Parking on (Your Own) Grass, Paying Six Figures: The Lantana Code Enforcement Case
by AutoExpert | 26 February, 2026
A single mother in Lantana, Florida has been hit with daily $250 fines for over a year because one of her family's four cars parks slightly on the grass in her front yard. Sandy Martinez owns her home and lives there with her son, daughter, and sister. All of them work full-time jobs that require their own vehicles.
Her house sits on a corner lot at a four-way intersection so street parking isn't an option. Parking in a way that blocks the sidewalk gets her fined. Parking in the swale leaves the cars vulnerable to getting hit. Most logical solution? Park with two tires on the grass.

After the first citation, Martinez tried arranging a visit with a code enforcement officer to show she'd fixed the violation. That went nowhere.

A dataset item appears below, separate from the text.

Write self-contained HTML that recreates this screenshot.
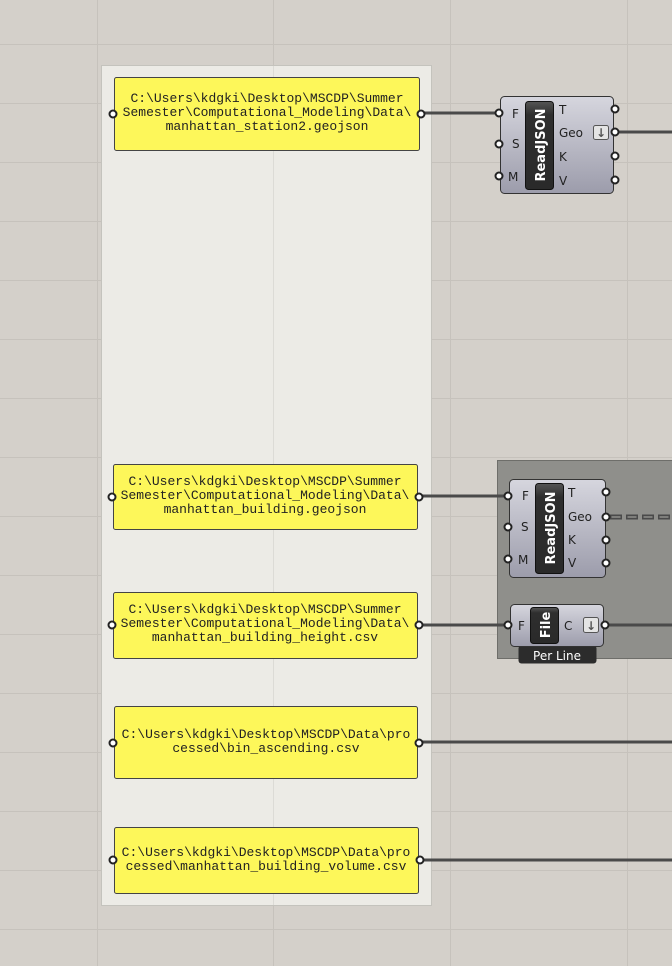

Martinez now faces over $160,000 in city fines for parking with two wheels on her own lawn, plus having cracks in the driveway and storm damage to her fence.

Can't Even Sell Now
The massive fines have destroyed the equity she built up in her home. She can't even sell the property anymore. The Institute for Justice has represented Martinez in court for years trying to get the ridiculous fines reduced under Florida's Excessive Fines Clause, but the Florida Supreme Court recently refused to hear her case.
Institute of Justice senior attorney Ari Bargil told CBS News, "Six-figure fines for parking on your own property are shocking. The court's refusal to hear Sandy's case is a disservice to all Floridians."
Florida's homestead protection shields Martinez's home from foreclosure but she's left without many options after the state Supreme Court let the six-figure fine stand. Only shot now would be trying again in federal court.